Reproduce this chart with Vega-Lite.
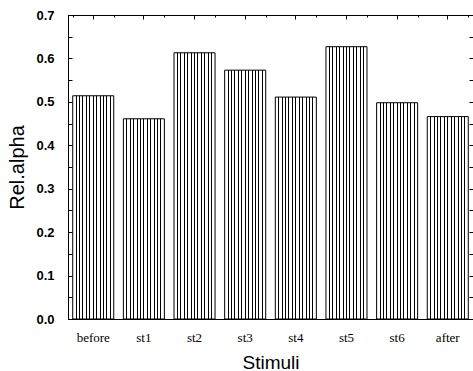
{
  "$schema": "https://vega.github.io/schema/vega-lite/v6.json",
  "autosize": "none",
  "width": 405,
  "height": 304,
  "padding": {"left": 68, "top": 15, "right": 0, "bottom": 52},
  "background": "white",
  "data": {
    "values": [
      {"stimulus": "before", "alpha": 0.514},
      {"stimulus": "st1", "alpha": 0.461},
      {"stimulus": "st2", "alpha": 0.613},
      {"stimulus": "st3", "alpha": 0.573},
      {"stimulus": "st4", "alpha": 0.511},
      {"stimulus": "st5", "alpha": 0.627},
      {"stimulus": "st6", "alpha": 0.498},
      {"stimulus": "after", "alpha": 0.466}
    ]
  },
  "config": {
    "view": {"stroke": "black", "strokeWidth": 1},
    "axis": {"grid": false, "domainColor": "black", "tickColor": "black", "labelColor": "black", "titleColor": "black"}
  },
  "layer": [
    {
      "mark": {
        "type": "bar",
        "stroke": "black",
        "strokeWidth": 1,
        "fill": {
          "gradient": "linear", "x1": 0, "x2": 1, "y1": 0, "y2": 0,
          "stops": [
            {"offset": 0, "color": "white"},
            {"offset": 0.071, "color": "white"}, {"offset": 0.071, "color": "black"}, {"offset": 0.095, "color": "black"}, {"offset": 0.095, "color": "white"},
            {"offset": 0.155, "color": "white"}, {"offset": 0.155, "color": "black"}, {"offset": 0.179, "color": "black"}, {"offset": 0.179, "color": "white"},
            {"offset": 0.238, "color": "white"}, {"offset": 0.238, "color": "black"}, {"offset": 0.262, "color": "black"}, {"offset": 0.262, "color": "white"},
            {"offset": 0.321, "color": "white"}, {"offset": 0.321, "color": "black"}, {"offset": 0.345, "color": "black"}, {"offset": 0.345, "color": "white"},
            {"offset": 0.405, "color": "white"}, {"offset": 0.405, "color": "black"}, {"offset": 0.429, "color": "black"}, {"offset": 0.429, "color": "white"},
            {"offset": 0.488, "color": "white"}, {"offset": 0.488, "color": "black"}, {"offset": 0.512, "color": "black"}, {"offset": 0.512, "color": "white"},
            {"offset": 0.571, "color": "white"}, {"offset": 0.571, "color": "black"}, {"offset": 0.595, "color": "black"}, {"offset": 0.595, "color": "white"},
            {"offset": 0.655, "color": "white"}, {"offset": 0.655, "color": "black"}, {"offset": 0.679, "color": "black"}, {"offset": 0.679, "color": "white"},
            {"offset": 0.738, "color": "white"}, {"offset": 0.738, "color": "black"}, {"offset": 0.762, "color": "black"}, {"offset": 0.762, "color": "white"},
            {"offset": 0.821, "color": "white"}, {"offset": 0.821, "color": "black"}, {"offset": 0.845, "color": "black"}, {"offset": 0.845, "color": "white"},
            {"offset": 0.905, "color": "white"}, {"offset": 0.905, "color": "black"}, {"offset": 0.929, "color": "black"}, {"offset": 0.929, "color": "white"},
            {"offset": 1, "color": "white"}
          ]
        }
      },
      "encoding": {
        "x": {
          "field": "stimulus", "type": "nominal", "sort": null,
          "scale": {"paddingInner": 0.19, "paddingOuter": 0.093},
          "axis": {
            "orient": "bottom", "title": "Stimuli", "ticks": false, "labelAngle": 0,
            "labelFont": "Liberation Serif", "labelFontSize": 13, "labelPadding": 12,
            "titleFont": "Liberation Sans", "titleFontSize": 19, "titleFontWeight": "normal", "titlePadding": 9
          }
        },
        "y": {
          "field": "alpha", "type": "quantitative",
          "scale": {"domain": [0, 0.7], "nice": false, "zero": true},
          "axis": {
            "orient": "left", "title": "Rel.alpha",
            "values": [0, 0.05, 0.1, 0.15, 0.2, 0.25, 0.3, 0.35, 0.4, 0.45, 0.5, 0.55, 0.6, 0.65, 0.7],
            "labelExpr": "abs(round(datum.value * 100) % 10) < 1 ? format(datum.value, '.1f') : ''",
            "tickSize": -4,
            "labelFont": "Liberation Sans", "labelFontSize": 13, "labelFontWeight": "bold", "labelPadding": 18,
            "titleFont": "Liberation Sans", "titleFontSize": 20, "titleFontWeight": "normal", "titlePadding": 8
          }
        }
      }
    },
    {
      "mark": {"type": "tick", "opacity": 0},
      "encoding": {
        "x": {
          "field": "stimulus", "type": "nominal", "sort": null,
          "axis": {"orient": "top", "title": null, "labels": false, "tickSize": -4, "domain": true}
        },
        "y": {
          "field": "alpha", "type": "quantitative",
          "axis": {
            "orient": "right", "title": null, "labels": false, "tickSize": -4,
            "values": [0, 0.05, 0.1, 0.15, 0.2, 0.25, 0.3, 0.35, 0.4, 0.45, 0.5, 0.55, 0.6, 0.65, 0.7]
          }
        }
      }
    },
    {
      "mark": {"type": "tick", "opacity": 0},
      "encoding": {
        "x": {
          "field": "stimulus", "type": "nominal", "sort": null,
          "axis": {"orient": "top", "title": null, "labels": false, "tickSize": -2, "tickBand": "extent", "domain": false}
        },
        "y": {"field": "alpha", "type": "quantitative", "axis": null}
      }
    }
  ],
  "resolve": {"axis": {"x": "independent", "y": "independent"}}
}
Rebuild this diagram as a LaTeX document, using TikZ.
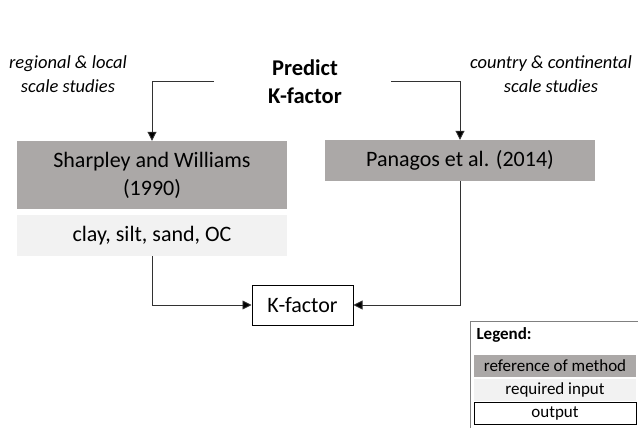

...

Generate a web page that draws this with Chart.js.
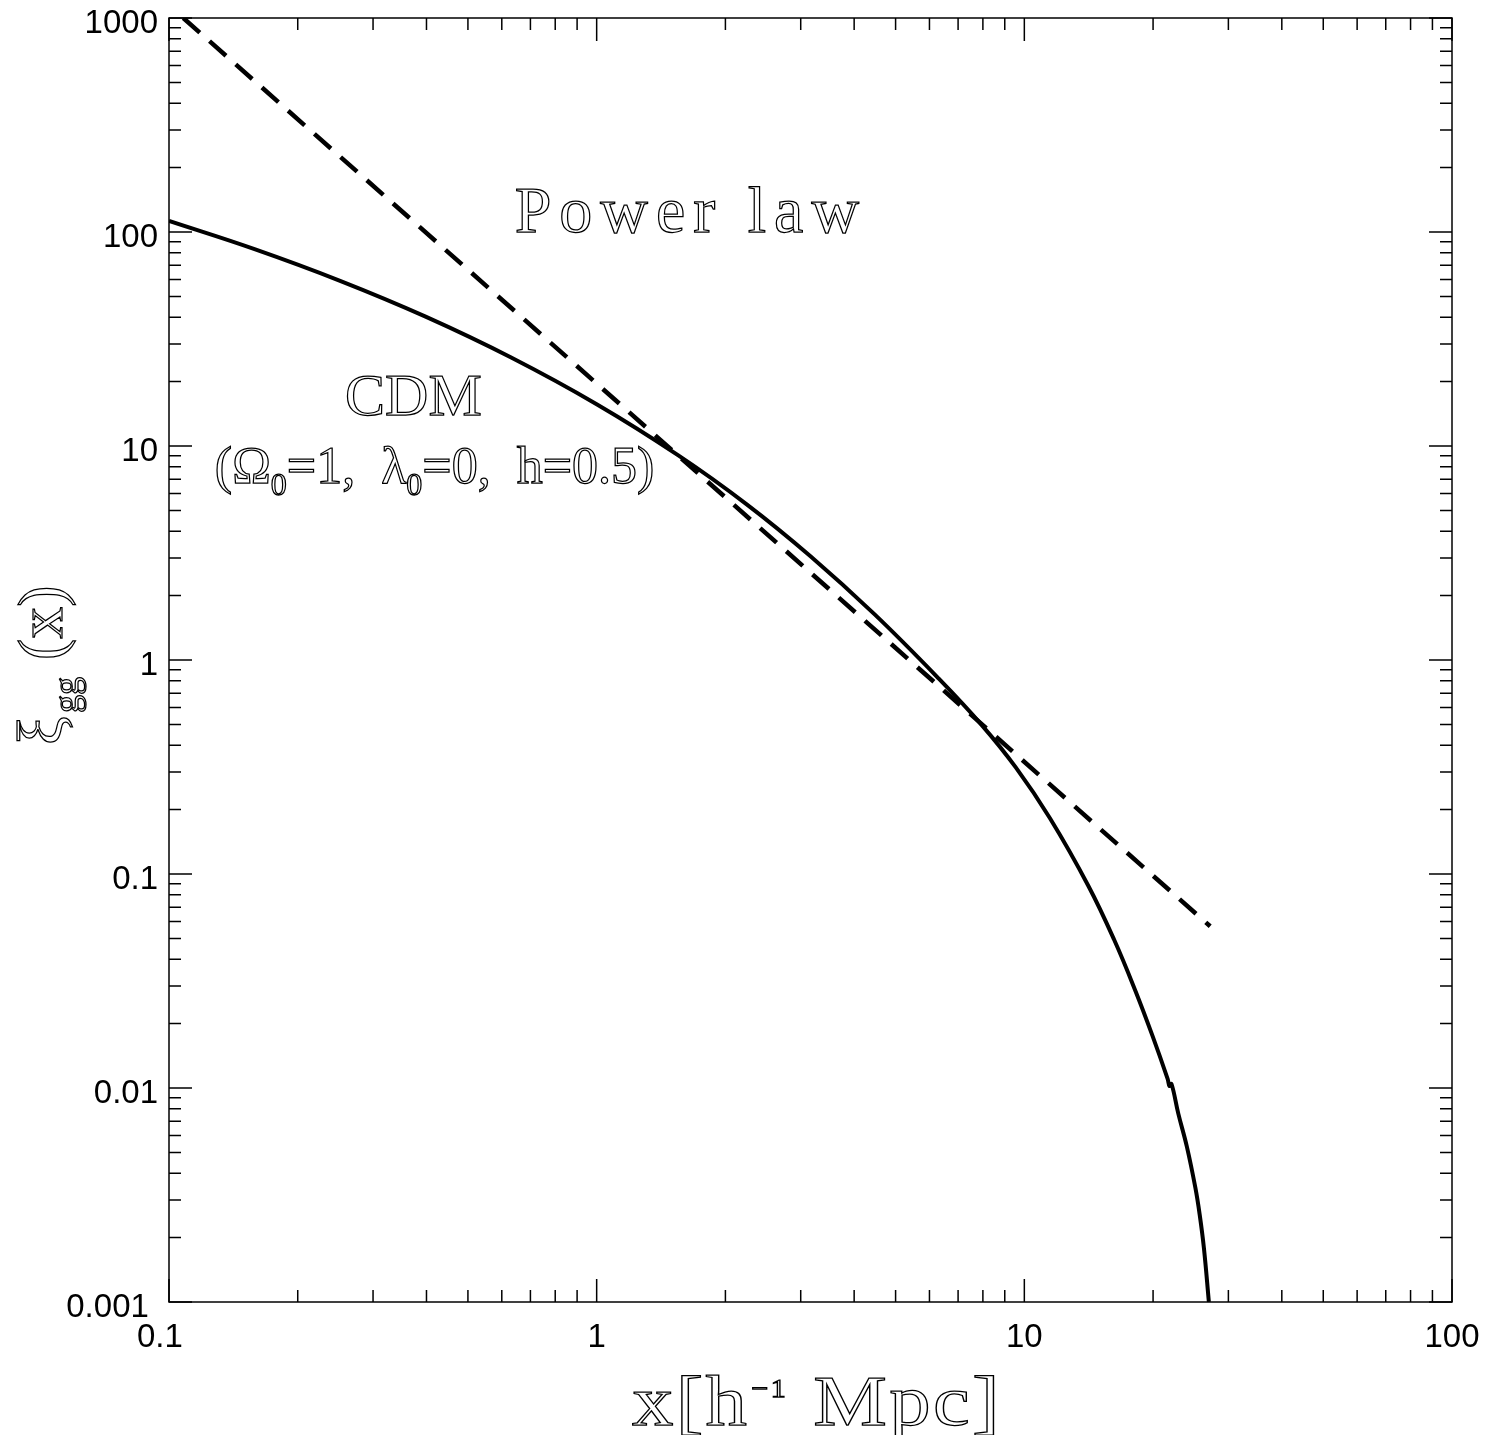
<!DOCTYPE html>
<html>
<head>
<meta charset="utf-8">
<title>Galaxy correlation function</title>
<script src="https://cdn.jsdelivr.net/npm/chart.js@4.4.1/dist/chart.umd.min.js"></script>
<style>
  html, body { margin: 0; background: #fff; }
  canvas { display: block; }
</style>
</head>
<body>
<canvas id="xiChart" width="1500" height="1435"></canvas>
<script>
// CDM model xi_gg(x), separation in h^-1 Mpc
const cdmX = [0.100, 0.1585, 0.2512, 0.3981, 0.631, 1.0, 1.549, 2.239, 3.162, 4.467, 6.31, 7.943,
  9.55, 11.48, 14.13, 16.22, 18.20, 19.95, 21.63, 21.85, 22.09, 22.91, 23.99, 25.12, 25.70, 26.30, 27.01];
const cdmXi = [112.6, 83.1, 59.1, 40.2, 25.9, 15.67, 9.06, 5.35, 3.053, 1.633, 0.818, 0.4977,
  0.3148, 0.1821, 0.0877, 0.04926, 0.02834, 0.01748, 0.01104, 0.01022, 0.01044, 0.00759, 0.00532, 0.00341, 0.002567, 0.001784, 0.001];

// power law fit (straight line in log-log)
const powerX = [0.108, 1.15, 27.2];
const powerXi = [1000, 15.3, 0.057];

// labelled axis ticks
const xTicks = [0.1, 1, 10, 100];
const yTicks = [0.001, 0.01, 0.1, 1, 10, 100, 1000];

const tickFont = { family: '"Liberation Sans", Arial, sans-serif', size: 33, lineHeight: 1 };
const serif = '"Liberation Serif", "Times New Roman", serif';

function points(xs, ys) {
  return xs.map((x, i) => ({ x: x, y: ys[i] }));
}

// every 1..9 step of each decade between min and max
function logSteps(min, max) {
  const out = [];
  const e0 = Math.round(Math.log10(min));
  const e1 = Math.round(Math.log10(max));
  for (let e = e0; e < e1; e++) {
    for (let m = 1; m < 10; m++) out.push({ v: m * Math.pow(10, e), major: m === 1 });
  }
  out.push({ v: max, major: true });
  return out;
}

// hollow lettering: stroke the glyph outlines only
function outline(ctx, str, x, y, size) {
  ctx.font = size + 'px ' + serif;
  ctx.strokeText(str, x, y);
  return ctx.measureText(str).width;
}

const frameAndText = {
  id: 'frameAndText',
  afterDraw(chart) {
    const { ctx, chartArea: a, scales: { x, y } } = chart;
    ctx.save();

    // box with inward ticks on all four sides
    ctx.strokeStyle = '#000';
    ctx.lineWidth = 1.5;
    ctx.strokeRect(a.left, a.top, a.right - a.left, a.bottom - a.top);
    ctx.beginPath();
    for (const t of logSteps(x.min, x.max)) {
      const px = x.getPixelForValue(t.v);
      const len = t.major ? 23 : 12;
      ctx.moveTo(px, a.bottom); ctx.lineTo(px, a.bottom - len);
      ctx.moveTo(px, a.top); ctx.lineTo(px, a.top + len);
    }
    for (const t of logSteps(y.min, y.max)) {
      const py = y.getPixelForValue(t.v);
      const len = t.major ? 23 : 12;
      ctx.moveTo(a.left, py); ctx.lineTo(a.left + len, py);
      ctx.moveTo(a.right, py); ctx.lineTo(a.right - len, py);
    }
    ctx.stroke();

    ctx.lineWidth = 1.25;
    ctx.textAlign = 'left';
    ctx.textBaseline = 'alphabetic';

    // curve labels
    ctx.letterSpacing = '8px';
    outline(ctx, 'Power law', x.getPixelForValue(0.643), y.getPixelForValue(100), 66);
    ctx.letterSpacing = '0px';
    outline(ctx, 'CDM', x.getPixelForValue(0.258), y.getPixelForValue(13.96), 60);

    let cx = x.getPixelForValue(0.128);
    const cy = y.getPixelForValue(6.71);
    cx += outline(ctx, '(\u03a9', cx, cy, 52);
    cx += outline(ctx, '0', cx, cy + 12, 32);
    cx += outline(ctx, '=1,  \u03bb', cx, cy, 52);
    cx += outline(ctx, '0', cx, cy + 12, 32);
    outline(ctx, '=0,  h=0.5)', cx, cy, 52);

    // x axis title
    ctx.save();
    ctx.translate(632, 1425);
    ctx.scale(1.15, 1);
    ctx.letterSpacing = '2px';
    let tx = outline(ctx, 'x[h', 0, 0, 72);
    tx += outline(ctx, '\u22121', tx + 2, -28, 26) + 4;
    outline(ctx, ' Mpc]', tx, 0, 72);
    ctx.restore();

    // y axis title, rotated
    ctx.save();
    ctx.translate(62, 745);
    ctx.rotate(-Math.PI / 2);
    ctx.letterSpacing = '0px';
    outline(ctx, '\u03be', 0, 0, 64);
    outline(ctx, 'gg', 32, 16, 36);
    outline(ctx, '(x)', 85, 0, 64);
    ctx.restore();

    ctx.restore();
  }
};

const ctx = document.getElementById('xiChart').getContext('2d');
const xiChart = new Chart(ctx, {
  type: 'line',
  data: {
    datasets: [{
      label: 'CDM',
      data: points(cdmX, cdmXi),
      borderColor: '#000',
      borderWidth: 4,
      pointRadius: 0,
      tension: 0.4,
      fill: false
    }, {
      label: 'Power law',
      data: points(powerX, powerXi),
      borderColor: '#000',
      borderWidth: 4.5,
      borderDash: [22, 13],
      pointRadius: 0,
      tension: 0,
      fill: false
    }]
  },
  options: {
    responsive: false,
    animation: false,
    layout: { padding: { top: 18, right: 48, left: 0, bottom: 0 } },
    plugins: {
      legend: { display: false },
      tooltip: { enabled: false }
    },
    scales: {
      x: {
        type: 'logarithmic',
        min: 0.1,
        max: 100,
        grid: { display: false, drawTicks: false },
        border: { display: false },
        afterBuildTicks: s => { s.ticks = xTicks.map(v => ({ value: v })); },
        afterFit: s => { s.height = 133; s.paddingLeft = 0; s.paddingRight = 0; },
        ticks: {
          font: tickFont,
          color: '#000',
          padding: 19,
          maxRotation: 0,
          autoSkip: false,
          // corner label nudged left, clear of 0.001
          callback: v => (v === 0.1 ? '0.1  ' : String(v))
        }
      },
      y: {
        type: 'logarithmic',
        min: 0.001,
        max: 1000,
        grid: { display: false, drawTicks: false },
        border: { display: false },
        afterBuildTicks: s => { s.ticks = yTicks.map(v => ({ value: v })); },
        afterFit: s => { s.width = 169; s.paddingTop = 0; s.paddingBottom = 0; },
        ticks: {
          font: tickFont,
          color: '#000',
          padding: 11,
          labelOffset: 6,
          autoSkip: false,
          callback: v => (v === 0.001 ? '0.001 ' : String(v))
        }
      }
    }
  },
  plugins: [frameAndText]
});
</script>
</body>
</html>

> **PROBLEM REQUIREMENTS**:
Find every line in the records that contains the word "with"; copy those lines.

> **SOLVED EXERCISE**:
Reproduce this chart with Vega-Lite.
Generate a web page that draws this with Chart.js.
    // box with inward ticks on all four sides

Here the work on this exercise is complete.